[A block of data]
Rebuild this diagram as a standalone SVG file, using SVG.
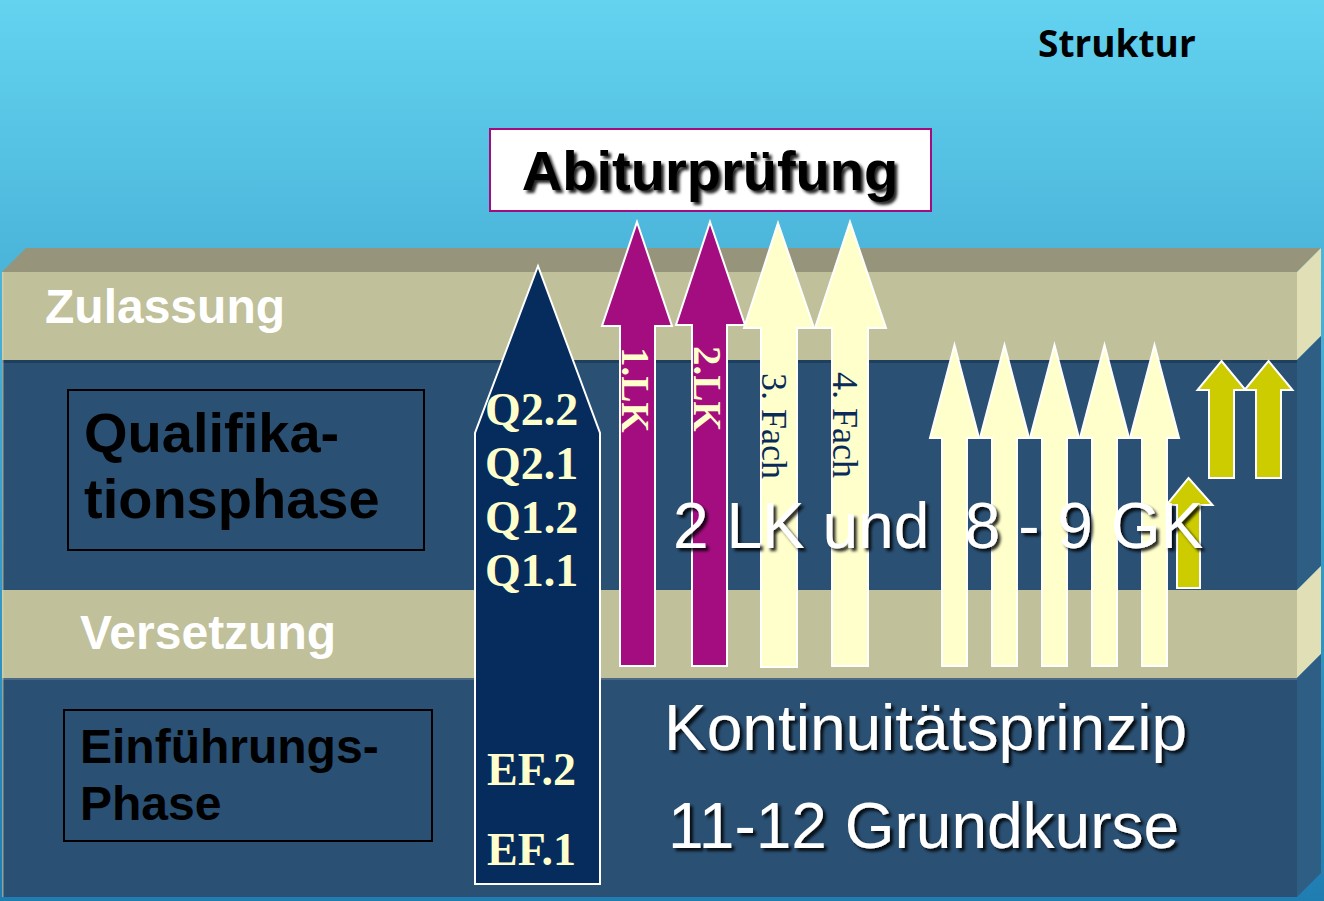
<svg xmlns="http://www.w3.org/2000/svg" width="1324" height="901" viewBox="0 0 1324 901">
<defs>
<linearGradient id="sky" x1="0" y1="0" x2="0" y2="1">
<stop offset="0" stop-color="#63d3f0"/>
<stop offset="0.3" stop-color="#4bb4d9"/>
<stop offset="1" stop-color="#1f7db2"/>
</linearGradient>
<filter id="shadow" x="-10%" y="-20%" width="120%" height="150%">
<feDropShadow dx="3" dy="3" stdDeviation="1.5" flood-color="#000" flood-opacity="0.85"/>
</filter>
<style>
.band{fill:#c0c09a}
.blue{fill:#2a5073}
.sideK{fill:#e0dfb5}
.sideB{fill:#2f5e84}
.box{fill:none;stroke:#000;stroke-width:2}
.lbl{font-family:"Liberation Sans",Arial,sans-serif;font-weight:bold}
.big{font-family:"Liberation Sans",Arial,sans-serif;fill:#fff;font-size:64px;filter:url(#shadow);white-space:pre}
.tm{font-family:"Liberation Serif","Times New Roman",serif}
.arr{stroke:#fff;stroke-width:2;stroke-linejoin:miter}
.lk{fill:#a30d80}
.ly{fill:#ffffcc}
.yg{fill:#cccc00}
.q{font-family:"Liberation Serif","Times New Roman",serif;font-weight:bold;font-size:46px;fill:#ffffcc}
</style>
</defs>
<rect width="1324" height="901" fill="url(#sky)"/>

<g id="slab">
<polygon points="2,272 26,248 1321,248 1297,272" fill="#96947a"/>
<rect x="2" y="272" width="1295" height="88" class="band"/>
<rect x="2" y="360" width="1295" height="230" class="blue"/>
<rect x="2" y="360" width="1295" height="3" fill="#1f3f5e"/>
<rect x="2" y="590" width="1295" height="88" class="band"/>
<rect x="2" y="678" width="1295" height="219" class="blue"/>
<rect x="2" y="678" width="1295" height="2" fill="#4b6a85"/>
<polygon points="1297,272 1321,248 1321,336 1297,360" class="sideK"/>
<polygon points="1297,360 1321,336 1321,566 1297,590" class="sideB"/>
<polygon points="1297,590 1321,566 1321,654 1297,678" class="sideK"/>
<polygon points="1297,678 1321,654 1321,873 1297,897" class="sideB"/>
<rect x="2" y="272" width="1.5" height="625" fill="#d8d8b8" opacity="0.6"/>
</g>

<g id="title">
<text x="1038" y="57" font-family="'Open Sans','Noto Sans',sans-serif" font-weight="bold" font-size="37" fill="#000">Struktur</text>
</g>

<g id="abitur">
<rect x="490" y="129" width="441" height="82" fill="#fff" stroke="#a30d80" stroke-width="2"/>
<text x="710" y="190" text-anchor="middle" class="lbl" font-size="56" fill="#000" filter="url(#shadow)">Abiturprüfung</text>
</g>

<g id="zulassung">
<text x="45" y="323" class="lbl" font-size="48" fill="#fff">Zulassung</text>
</g>
<g id="versetzung">
<text x="80" y="649" class="lbl" font-size="48" fill="#fff">Versetzung</text>
</g>

<g id="qualifikation">
<rect x="68" y="390" width="356" height="160" class="box"/>
<text class="lbl" font-size="56" fill="#000"><tspan x="84" y="452">Qualifika-</tspan><tspan x="84" y="518">tionsphase</tspan></text>
</g>

<g id="einfuehrung">
<rect x="64" y="710" width="368" height="131" class="box"/>
<text class="lbl" font-size="48" fill="#000"><tspan x="80" y="763">Einführungs-</tspan><tspan x="80" y="820">Phase</tspan></text>
</g>

<g id="connectors">
<g id="navy-arrow">
<polygon points="538,266 600,433 600,884 475,884 475,433" fill="#052c5c" class="arr"/>
<text class="q"><tspan x="485" y="425">Q2.2</tspan><tspan x="485" y="479">Q2.1</tspan><tspan x="485" y="533">Q1.2</tspan><tspan x="485" y="586">Q1.1</tspan><tspan x="487" y="785">EF.2</tspan><tspan x="487" y="865">EF.1</tspan></text>
</g>
<g id="lk1">
<polygon points="637,222 672,326 655,326 655,666 620,666 620,326 602,326" class="arr lk"/>
<text transform="translate(622,347) rotate(90)" class="tm" font-weight="bold" font-size="39" fill="#ffffcc">1.LK</text>
</g>
<g id="lk2">
<polygon points="710,222 745,325 727,325 727,666 692,666 692,325 676,325" class="arr lk"/>
<text transform="translate(694,346) rotate(90)" class="tm" font-weight="bold" font-size="39" fill="#ffffcc">2.LK</text>
</g>
<g id="fach3">
<polygon points="778,223 814,328 797,328 797,667 761,667 761,328 744,328" class="arr ly"/>
<text transform="translate(762,373) rotate(90)" class="tm" font-size="36" fill="#0a2a5a">3. Fach</text>
</g>
<g id="fach4">
<polygon points="850,222 886,328 868,328 868,666 832,666 832,328 815,328" class="arr ly"/>
<text transform="translate(833,372) rotate(90)" class="tm" font-size="36" fill="#0a2a5a">4. Fach</text>
</g>
<g id="gk-arrows">
<polygon points="954.5,345 979,438 967,438 967,666 942,666 942,438 930,438" class="arr ly"/>
<polygon points="1004.5,345 1029,438 1017,438 1017,666 992,666 992,438 980,438" class="arr ly"/>
<polygon points="1054.5,345 1079,438 1067,438 1067,666 1042,666 1042,438 1030,438" class="arr ly"/>
<polygon points="1104.5,345 1129,438 1117,438 1117,666 1092,666 1092,438 1080,438" class="arr ly"/>
<polygon points="1154.5,345 1179,438 1167,438 1167,666 1142,666 1142,438 1130,438" class="arr ly"/>
</g>
<g id="yg-arrows">
<polygon points="1221.5,361 1245.5,390 1234,390 1234,478 1209,478 1209,390 1197.5,390" class="arr yg"/>
<polygon points="1268.5,361 1292.5,390 1281,390 1281,478 1256,478 1256,390 1244.5,390" class="arr yg"/>
<polygon points="1188.5,478 1212.5,505 1200,505 1200,588 1177,588 1177,505 1166.5,505" class="arr yg"/>
</g>
</g>

<g id="texts">
<text x="673" y="548" class="big">2 LK und  8 - 9 GK</text>
<text x="664" y="750" class="big">Kontinuitätsprinzip</text>
<text x="668" y="848" class="big">11-12 Grundkurse</text>
</g>
</svg>
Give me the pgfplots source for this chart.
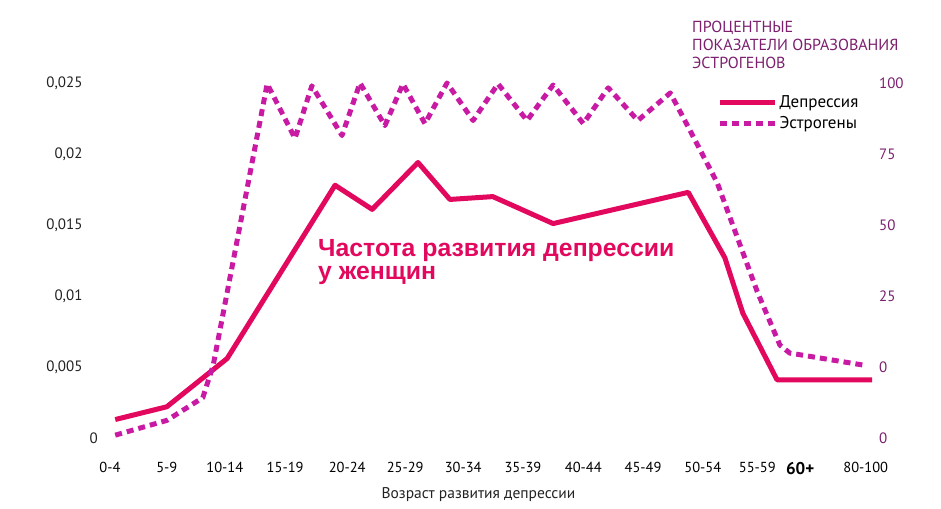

* _Exercise brief_
Repeat the records in full, exactly as they appear, without the pictures.

* _Response_
Rebuild this diagram as a standalone SVG file, using SVG.
<svg xmlns="http://www.w3.org/2000/svg" width="1324" height="901" viewBox="0 0 1324 901">
<defs>
<linearGradient id="sky" x1="0" y1="0" x2="0" y2="1">
<stop offset="0" stop-color="#63d3f0"/>
<stop offset="0.3" stop-color="#4bb4d9"/>
<stop offset="1" stop-color="#1f7db2"/>
</linearGradient>
<filter id="shadow" x="-10%" y="-20%" width="120%" height="150%">
<feDropShadow dx="3" dy="3" stdDeviation="1.5" flood-color="#000" flood-opacity="0.85"/>
</filter>
<style>
.band{fill:#c0c09a}
.blue{fill:#2a5073}
.sideK{fill:#e0dfb5}
.sideB{fill:#2f5e84}
.box{fill:none;stroke:#000;stroke-width:2}
.lbl{font-family:"Liberation Sans",Arial,sans-serif;font-weight:bold}
.big{font-family:"Liberation Sans",Arial,sans-serif;fill:#fff;font-size:64px;filter:url(#shadow);white-space:pre}
.tm{font-family:"Liberation Serif","Times New Roman",serif}
.arr{stroke:#fff;stroke-width:2;stroke-linejoin:miter}
.lk{fill:#a30d80}
.ly{fill:#ffffcc}
.yg{fill:#cccc00}
.q{font-family:"Liberation Serif","Times New Roman",serif;font-weight:bold;font-size:46px;fill:#ffffcc}
</style>
</defs>
<rect width="1324" height="901" fill="url(#sky)"/>

<g id="slab">
<polygon points="2,272 26,248 1321,248 1297,272" fill="#96947a"/>
<rect x="2" y="272" width="1295" height="88" class="band"/>
<rect x="2" y="360" width="1295" height="230" class="blue"/>
<rect x="2" y="360" width="1295" height="3" fill="#1f3f5e"/>
<rect x="2" y="590" width="1295" height="88" class="band"/>
<rect x="2" y="678" width="1295" height="219" class="blue"/>
<rect x="2" y="678" width="1295" height="2" fill="#4b6a85"/>
<polygon points="1297,272 1321,248 1321,336 1297,360" class="sideK"/>
<polygon points="1297,360 1321,336 1321,566 1297,590" class="sideB"/>
<polygon points="1297,590 1321,566 1321,654 1297,678" class="sideK"/>
<polygon points="1297,678 1321,654 1321,873 1297,897" class="sideB"/>
<rect x="2" y="272" width="1.5" height="625" fill="#d8d8b8" opacity="0.6"/>
</g>

<g id="title">
<text x="1038" y="57" font-family="'Open Sans','Noto Sans',sans-serif" font-weight="bold" font-size="37" fill="#000">Struktur</text>
</g>

<g id="abitur">
<rect x="490" y="129" width="441" height="82" fill="#fff" stroke="#a30d80" stroke-width="2"/>
<text x="710" y="190" text-anchor="middle" class="lbl" font-size="56" fill="#000" filter="url(#shadow)">Abiturprüfung</text>
</g>

<g id="zulassung">
<text x="45" y="323" class="lbl" font-size="48" fill="#fff">Zulassung</text>
</g>
<g id="versetzung">
<text x="80" y="649" class="lbl" font-size="48" fill="#fff">Versetzung</text>
</g>

<g id="qualifikation">
<rect x="68" y="390" width="356" height="160" class="box"/>
<text class="lbl" font-size="56" fill="#000"><tspan x="84" y="452">Qualifika-</tspan><tspan x="84" y="518">tionsphase</tspan></text>
</g>

<g id="einfuehrung">
<rect x="64" y="710" width="368" height="131" class="box"/>
<text class="lbl" font-size="48" fill="#000"><tspan x="80" y="763">Einführungs-</tspan><tspan x="80" y="820">Phase</tspan></text>
</g>

<g id="connectors">
<g id="navy-arrow">
<polygon points="538,266 600,433 600,884 475,884 475,433" fill="#052c5c" class="arr"/>
<text class="q"><tspan x="485" y="425">Q2.2</tspan><tspan x="485" y="479">Q2.1</tspan><tspan x="485" y="533">Q1.2</tspan><tspan x="485" y="586">Q1.1</tspan><tspan x="487" y="785">EF.2</tspan><tspan x="487" y="865">EF.1</tspan></text>
</g>
<g id="lk1">
<polygon points="637,222 672,326 655,326 655,666 620,666 620,326 602,326" class="arr lk"/>
<text transform="translate(622,347) rotate(90)" class="tm" font-weight="bold" font-size="39" fill="#ffffcc">1.LK</text>
</g>
<g id="lk2">
<polygon points="710,222 745,325 727,325 727,666 692,666 692,325 676,325" class="arr lk"/>
<text transform="translate(694,346) rotate(90)" class="tm" font-weight="bold" font-size="39" fill="#ffffcc">2.LK</text>
</g>
<g id="fach3">
<polygon points="778,223 814,328 797,328 797,667 761,667 761,328 744,328" class="arr ly"/>
<text transform="translate(762,373) rotate(90)" class="tm" font-size="36" fill="#0a2a5a">3. Fach</text>
</g>
<g id="fach4">
<polygon points="850,222 886,328 868,328 868,666 832,666 832,328 815,328" class="arr ly"/>
<text transform="translate(833,372) rotate(90)" class="tm" font-size="36" fill="#0a2a5a">4. Fach</text>
</g>
<g id="gk-arrows">
<polygon points="954.5,345 979,438 967,438 967,666 942,666 942,438 930,438" class="arr ly"/>
<polygon points="1004.5,345 1029,438 1017,438 1017,666 992,666 992,438 980,438" class="arr ly"/>
<polygon points="1054.5,345 1079,438 1067,438 1067,666 1042,666 1042,438 1030,438" class="arr ly"/>
<polygon points="1104.5,345 1129,438 1117,438 1117,666 1092,666 1092,438 1080,438" class="arr ly"/>
<polygon points="1154.5,345 1179,438 1167,438 1167,666 1142,666 1142,438 1130,438" class="arr ly"/>
</g>
<g id="yg-arrows">
<polygon points="1221.5,361 1245.5,390 1234,390 1234,478 1209,478 1209,390 1197.5,390" class="arr yg"/>
<polygon points="1268.5,361 1292.5,390 1281,390 1281,478 1256,478 1256,390 1244.5,390" class="arr yg"/>
<polygon points="1188.5,478 1212.5,505 1200,505 1200,588 1177,588 1177,505 1166.5,505" class="arr yg"/>
</g>
</g>

<g id="texts">
<text x="673" y="548" class="big">2 LK und  8 - 9 GK</text>
<text x="664" y="750" class="big">Kontinuitätsprinzip</text>
<text x="668" y="848" class="big">11-12 Grundkurse</text>
</g>
</svg>
Give me the pgfplots source for this chart.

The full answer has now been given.